▸ TASK DESCRIPTION
Could you repeat, exactly as they stand, the lines between the one with "Output the LaTeX" and the one with "(polyA) at (403,12)", inclusive, minus the pictures?

▸ Data entries
====

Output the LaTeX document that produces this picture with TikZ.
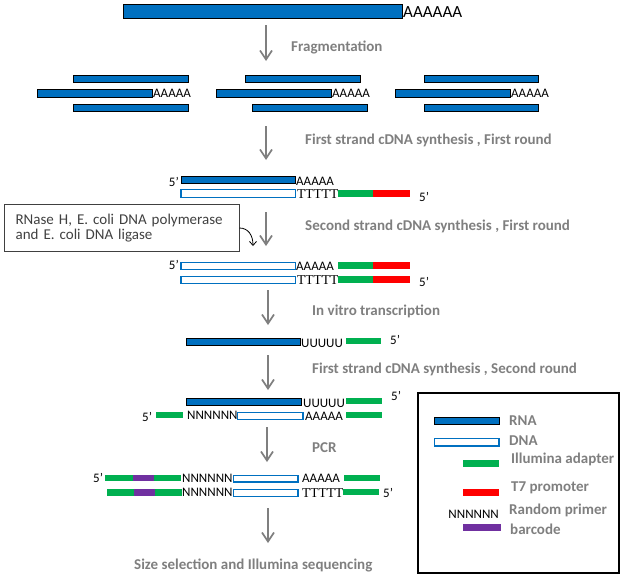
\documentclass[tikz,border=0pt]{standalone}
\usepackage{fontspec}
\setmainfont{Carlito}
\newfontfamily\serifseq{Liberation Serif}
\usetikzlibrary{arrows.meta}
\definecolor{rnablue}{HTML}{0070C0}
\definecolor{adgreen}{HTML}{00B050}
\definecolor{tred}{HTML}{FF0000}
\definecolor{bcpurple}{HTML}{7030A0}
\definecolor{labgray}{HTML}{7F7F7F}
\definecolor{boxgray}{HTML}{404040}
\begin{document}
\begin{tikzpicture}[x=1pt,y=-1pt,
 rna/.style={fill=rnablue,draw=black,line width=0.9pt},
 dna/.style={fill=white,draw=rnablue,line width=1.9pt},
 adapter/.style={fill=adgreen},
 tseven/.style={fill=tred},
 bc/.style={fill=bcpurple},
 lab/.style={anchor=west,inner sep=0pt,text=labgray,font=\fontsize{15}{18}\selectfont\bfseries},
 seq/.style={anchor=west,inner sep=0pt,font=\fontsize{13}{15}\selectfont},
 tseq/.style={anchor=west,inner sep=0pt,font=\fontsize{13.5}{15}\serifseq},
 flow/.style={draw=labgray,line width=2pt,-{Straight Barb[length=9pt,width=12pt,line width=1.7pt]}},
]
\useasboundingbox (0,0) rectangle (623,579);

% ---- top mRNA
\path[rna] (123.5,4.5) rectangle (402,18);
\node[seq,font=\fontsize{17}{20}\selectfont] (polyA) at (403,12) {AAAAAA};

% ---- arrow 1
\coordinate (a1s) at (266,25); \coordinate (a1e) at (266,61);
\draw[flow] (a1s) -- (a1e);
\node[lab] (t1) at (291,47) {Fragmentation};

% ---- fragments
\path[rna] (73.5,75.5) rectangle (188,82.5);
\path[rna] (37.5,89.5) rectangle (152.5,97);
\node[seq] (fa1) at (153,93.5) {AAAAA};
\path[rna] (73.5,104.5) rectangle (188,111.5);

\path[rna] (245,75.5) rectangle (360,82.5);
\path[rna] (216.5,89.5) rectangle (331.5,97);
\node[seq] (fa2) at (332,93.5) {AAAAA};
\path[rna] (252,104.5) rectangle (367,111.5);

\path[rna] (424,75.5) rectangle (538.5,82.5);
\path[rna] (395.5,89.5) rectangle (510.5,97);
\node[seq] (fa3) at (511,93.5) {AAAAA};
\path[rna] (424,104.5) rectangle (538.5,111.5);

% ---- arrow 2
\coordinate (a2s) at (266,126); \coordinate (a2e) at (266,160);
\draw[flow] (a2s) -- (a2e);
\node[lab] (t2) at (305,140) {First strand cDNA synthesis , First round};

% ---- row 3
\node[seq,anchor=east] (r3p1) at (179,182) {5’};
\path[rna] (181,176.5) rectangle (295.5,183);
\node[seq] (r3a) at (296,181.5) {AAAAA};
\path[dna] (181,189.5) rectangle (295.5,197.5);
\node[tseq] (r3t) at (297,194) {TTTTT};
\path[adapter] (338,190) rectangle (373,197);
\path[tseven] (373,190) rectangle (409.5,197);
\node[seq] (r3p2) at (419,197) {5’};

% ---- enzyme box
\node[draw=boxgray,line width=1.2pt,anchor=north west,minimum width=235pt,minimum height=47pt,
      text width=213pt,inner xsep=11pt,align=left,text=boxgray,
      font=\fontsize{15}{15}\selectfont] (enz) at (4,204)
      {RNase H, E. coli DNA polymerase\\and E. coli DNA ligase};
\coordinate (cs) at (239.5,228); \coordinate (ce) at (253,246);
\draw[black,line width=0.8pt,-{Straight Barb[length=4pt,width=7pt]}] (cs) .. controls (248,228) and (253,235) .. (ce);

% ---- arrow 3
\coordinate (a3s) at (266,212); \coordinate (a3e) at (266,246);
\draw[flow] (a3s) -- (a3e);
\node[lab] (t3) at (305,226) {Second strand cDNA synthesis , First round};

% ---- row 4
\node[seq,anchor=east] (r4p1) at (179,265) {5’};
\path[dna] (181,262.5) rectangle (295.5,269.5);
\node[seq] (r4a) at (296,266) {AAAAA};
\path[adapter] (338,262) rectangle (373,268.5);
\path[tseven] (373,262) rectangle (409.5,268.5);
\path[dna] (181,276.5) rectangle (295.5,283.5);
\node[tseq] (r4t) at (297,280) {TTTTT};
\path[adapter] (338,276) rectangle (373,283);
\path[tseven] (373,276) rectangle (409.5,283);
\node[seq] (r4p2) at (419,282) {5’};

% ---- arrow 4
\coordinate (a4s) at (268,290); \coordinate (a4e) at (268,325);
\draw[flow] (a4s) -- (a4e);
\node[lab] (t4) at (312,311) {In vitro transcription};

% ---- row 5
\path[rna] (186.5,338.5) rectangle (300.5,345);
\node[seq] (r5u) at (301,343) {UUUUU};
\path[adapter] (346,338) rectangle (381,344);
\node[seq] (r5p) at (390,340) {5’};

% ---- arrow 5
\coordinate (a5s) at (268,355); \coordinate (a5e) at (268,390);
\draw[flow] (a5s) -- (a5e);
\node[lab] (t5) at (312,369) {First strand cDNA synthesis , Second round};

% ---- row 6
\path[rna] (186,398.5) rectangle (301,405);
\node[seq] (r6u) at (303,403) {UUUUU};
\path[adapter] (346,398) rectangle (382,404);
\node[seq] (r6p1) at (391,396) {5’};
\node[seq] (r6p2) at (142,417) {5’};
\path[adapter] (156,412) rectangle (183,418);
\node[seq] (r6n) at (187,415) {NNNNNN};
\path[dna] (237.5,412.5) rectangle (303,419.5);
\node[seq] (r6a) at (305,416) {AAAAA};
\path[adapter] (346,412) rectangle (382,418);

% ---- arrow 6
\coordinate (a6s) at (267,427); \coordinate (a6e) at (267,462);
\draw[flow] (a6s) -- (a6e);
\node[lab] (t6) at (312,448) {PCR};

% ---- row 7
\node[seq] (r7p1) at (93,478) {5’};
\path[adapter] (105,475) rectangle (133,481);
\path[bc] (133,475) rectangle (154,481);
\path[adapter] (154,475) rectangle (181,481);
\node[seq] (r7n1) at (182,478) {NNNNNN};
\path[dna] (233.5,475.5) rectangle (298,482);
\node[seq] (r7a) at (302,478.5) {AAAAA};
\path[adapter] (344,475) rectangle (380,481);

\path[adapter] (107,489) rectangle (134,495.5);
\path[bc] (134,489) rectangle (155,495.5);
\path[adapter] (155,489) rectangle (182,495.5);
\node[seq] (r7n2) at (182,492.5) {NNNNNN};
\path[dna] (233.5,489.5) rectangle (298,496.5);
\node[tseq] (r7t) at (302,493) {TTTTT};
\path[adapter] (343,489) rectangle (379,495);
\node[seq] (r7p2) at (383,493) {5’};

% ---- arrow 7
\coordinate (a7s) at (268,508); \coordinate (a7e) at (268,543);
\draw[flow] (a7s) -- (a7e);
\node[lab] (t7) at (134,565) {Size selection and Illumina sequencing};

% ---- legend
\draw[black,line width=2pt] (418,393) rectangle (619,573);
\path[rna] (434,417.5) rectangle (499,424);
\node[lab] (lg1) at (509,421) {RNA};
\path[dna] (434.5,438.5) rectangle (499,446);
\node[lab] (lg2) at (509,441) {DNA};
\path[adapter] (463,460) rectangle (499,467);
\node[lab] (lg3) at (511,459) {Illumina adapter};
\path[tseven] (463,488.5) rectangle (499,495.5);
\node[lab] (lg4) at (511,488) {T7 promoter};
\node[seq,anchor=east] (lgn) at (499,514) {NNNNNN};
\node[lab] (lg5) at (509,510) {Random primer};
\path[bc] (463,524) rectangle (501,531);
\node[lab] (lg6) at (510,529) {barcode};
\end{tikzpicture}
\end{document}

====

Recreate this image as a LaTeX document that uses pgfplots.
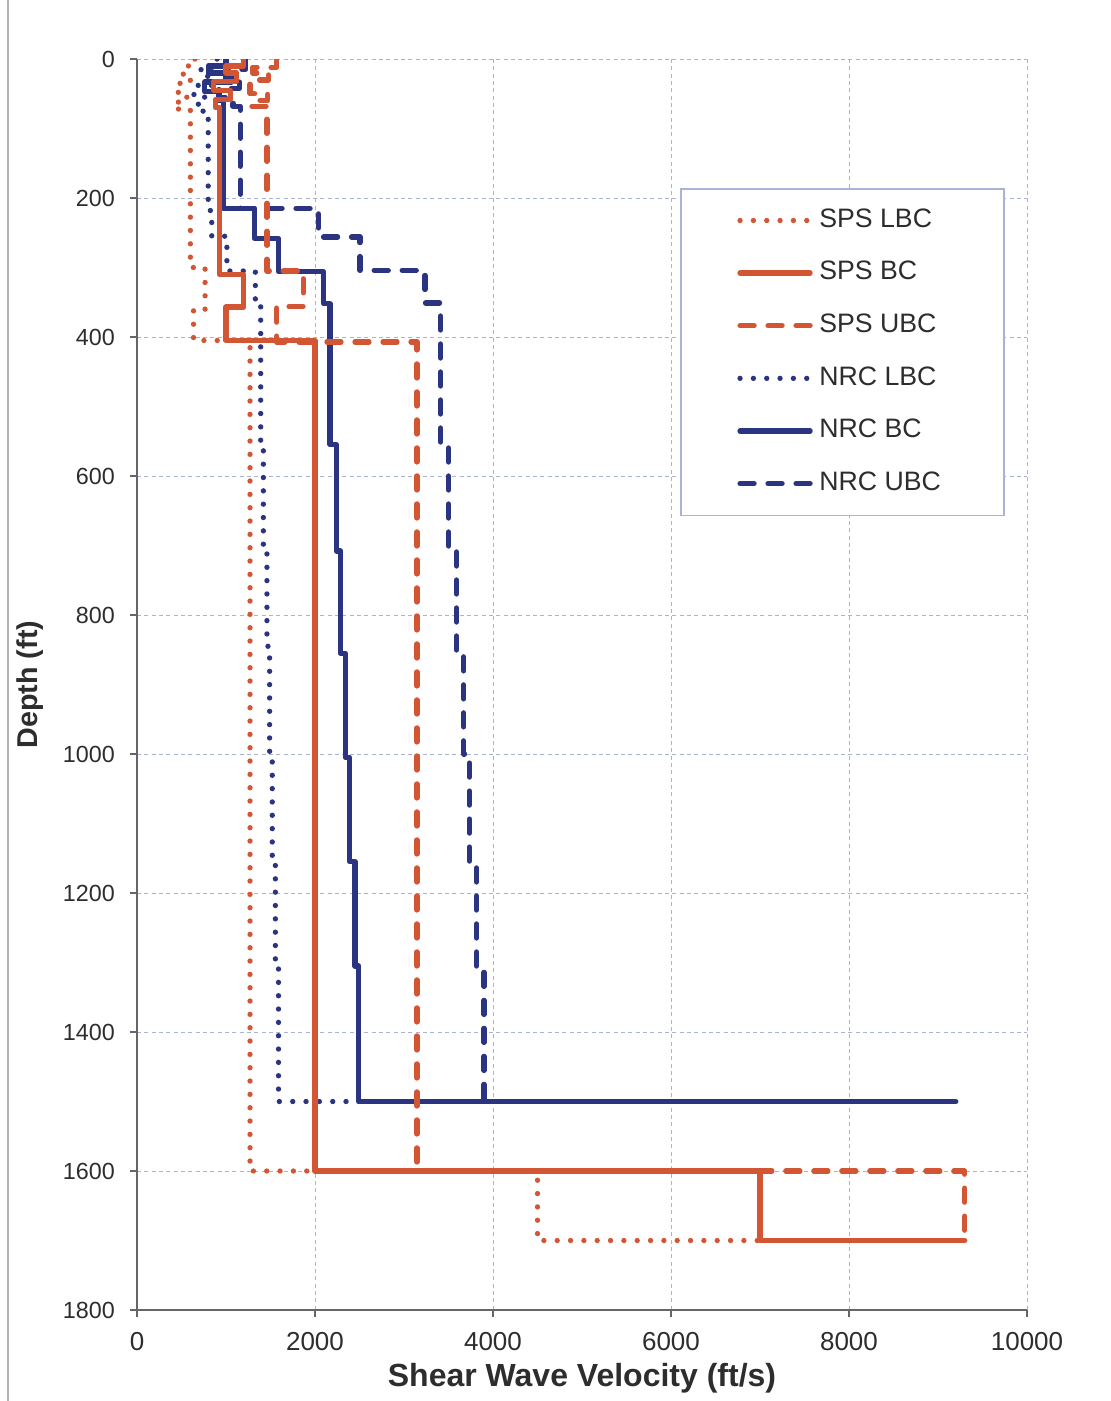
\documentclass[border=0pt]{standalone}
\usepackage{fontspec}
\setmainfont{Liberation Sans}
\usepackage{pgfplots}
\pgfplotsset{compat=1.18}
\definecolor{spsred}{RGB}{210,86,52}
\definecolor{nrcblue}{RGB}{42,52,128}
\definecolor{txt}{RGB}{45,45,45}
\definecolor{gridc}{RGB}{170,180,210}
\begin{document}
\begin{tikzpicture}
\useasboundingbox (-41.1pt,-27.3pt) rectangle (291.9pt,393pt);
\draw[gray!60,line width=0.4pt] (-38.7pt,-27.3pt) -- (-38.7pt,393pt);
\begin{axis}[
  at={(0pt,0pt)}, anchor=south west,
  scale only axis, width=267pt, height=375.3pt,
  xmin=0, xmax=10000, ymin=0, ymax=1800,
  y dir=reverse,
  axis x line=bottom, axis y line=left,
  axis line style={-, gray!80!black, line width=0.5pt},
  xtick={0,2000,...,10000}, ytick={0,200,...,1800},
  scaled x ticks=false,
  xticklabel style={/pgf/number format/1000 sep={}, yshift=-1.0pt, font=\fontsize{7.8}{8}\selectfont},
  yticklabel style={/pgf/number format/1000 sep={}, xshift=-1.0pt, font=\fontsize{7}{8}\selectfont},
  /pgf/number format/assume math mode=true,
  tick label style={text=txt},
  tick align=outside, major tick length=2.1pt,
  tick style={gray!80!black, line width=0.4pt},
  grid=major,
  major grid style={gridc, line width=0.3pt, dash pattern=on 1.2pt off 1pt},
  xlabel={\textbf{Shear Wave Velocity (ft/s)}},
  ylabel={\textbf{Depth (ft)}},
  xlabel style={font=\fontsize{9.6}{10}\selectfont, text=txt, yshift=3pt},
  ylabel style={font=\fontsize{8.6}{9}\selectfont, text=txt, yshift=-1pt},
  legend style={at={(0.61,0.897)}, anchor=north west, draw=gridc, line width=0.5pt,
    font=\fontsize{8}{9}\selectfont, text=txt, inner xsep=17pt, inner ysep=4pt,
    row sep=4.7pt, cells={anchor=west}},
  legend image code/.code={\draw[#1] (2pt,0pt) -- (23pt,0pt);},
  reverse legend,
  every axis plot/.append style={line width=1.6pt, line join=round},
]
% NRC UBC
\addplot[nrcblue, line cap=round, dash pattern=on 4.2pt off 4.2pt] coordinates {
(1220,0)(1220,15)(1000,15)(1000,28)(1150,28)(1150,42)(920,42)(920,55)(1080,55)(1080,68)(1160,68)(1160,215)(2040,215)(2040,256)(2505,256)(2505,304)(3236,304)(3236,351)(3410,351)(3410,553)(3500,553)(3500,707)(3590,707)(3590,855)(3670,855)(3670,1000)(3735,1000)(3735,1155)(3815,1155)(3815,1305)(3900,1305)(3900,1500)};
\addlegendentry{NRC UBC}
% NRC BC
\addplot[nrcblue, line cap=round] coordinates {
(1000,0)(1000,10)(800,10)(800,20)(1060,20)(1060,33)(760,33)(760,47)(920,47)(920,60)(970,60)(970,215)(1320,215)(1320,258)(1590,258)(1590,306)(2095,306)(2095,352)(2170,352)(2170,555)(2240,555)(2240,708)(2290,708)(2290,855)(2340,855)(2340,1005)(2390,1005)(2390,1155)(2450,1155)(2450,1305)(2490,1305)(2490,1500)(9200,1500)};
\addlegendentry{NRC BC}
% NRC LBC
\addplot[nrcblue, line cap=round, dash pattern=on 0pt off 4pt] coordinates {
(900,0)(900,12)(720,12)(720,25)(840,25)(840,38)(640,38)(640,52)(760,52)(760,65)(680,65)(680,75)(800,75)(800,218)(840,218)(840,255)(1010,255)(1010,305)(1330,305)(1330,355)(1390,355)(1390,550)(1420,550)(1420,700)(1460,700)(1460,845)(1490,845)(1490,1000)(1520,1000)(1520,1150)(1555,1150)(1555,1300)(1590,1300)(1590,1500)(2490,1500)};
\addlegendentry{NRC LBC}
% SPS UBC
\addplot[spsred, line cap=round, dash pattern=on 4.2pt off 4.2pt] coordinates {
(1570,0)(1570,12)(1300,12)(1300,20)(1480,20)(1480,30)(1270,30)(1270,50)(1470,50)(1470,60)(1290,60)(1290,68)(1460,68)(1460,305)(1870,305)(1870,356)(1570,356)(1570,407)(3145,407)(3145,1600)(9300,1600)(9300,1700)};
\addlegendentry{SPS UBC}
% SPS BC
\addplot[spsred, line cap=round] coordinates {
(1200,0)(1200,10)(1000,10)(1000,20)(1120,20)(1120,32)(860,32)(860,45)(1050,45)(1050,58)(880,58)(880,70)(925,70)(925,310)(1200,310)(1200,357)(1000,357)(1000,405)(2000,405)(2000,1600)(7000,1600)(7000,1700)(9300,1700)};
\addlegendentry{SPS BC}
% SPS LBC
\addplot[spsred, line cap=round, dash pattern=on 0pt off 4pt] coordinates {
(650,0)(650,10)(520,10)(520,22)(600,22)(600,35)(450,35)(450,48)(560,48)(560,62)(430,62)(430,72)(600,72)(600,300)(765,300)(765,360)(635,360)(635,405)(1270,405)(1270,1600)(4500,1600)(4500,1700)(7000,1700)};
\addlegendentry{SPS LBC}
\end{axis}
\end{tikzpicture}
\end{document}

====

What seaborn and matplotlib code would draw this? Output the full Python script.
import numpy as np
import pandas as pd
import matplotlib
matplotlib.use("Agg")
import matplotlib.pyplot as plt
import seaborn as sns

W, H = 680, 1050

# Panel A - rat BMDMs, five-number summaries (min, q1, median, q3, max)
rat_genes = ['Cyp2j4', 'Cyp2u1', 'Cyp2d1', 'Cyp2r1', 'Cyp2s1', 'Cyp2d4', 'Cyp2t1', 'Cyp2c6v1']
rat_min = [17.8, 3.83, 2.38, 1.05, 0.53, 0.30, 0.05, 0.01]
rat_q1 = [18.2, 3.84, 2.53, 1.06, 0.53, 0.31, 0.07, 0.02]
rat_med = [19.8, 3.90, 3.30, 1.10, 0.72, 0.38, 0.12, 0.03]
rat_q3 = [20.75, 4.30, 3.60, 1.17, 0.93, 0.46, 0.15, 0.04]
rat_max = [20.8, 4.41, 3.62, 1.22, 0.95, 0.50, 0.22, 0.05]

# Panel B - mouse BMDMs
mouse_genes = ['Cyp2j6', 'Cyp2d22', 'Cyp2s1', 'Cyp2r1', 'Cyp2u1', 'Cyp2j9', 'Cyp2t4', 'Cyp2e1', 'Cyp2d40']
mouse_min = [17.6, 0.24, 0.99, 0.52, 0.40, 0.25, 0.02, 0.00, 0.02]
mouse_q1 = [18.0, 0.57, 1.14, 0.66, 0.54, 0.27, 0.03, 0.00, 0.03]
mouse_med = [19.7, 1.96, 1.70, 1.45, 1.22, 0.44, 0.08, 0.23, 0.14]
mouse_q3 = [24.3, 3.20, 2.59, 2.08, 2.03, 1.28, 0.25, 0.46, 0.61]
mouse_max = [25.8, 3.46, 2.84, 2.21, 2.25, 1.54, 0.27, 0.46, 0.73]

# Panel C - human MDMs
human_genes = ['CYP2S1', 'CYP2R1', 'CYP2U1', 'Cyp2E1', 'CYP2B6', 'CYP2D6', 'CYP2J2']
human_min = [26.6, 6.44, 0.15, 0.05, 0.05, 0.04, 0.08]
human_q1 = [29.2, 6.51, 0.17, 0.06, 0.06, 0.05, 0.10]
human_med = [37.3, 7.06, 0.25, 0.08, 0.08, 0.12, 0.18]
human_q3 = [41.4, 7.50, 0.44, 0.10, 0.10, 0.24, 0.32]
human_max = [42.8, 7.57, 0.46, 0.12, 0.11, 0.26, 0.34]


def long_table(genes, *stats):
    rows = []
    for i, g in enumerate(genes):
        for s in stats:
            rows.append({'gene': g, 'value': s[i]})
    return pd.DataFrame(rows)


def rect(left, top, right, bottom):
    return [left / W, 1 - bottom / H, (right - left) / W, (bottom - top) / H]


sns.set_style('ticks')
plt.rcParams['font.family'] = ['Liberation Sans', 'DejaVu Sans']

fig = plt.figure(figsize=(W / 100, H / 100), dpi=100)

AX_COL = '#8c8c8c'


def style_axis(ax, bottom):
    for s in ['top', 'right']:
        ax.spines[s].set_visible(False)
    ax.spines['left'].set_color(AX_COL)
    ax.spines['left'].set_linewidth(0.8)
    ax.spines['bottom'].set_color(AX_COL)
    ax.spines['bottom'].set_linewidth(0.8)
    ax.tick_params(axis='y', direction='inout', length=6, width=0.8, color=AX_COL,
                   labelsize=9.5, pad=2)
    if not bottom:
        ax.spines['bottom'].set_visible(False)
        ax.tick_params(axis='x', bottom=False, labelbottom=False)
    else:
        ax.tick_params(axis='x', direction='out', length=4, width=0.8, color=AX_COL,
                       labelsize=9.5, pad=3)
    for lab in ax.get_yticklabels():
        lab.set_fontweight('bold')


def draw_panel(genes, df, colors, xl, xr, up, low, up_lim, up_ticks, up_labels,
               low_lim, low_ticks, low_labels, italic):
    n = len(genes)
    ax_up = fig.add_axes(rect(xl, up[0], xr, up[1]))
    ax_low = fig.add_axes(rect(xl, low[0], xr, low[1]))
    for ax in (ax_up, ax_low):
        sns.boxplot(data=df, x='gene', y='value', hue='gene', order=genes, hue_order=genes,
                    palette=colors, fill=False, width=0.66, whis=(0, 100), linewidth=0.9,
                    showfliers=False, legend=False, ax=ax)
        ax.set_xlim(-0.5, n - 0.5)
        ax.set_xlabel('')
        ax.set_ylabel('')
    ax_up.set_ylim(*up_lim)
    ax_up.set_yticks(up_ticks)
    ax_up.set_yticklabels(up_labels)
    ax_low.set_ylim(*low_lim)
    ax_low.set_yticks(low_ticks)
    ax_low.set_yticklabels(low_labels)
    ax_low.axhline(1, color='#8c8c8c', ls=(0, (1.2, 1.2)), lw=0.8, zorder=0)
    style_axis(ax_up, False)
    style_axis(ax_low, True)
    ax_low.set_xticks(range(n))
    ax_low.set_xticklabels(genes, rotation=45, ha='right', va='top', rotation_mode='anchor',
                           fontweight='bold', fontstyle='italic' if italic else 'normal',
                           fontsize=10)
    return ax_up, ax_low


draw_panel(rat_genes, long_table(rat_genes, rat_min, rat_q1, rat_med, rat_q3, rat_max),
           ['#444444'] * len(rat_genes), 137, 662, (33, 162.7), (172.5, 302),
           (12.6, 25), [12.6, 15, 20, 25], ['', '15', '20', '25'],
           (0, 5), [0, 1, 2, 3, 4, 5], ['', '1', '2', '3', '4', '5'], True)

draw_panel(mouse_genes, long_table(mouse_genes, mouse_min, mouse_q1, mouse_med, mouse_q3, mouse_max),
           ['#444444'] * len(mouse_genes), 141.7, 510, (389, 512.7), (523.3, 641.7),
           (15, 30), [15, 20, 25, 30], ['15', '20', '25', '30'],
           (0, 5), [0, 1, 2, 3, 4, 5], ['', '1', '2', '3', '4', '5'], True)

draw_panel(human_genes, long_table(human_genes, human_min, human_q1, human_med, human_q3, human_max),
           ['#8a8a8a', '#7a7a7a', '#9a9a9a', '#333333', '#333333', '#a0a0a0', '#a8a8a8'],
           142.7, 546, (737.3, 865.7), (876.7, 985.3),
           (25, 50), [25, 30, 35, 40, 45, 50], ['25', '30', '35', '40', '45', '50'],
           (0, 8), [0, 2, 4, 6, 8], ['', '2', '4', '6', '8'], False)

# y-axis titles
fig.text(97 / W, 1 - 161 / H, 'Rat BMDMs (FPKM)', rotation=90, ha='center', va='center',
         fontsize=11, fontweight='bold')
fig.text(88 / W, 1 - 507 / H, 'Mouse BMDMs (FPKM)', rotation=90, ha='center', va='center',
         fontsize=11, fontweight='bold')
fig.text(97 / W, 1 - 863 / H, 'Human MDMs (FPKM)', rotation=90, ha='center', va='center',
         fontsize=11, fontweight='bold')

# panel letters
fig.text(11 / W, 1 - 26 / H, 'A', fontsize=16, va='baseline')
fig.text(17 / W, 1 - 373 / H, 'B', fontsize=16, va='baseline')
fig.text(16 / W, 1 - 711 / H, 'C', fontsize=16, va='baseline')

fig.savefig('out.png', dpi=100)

====

▸ ANSWER TO THIS TASK
Output the LaTeX document that produces this picture with TikZ.
\documentclass[tikz,border=0pt]{standalone}
\usepackage{fontspec}
\setmainfont{Carlito}
\newfontfamily\serifseq{Liberation Serif}
\usetikzlibrary{arrows.meta}
\definecolor{rnablue}{HTML}{0070C0}
\definecolor{adgreen}{HTML}{00B050}
\definecolor{tred}{HTML}{FF0000}
\definecolor{bcpurple}{HTML}{7030A0}
\definecolor{labgray}{HTML}{7F7F7F}
\definecolor{boxgray}{HTML}{404040}
\begin{document}
\begin{tikzpicture}[x=1pt,y=-1pt,
 rna/.style={fill=rnablue,draw=black,line width=0.9pt},
 dna/.style={fill=white,draw=rnablue,line width=1.9pt},
 adapter/.style={fill=adgreen},
 tseven/.style={fill=tred},
 bc/.style={fill=bcpurple},
 lab/.style={anchor=west,inner sep=0pt,text=labgray,font=\fontsize{15}{18}\selectfont\bfseries},
 seq/.style={anchor=west,inner sep=0pt,font=\fontsize{13}{15}\selectfont},
 tseq/.style={anchor=west,inner sep=0pt,font=\fontsize{13.5}{15}\serifseq},
 flow/.style={draw=labgray,line width=2pt,-{Straight Barb[length=9pt,width=12pt,line width=1.7pt]}},
]
\useasboundingbox (0,0) rectangle (623,579);

% ---- top mRNA
\path[rna] (123.5,4.5) rectangle (402,18);
\node[seq,font=\fontsize{17}{20}\selectfont] (polyA) at (403,12) {AAAAAA};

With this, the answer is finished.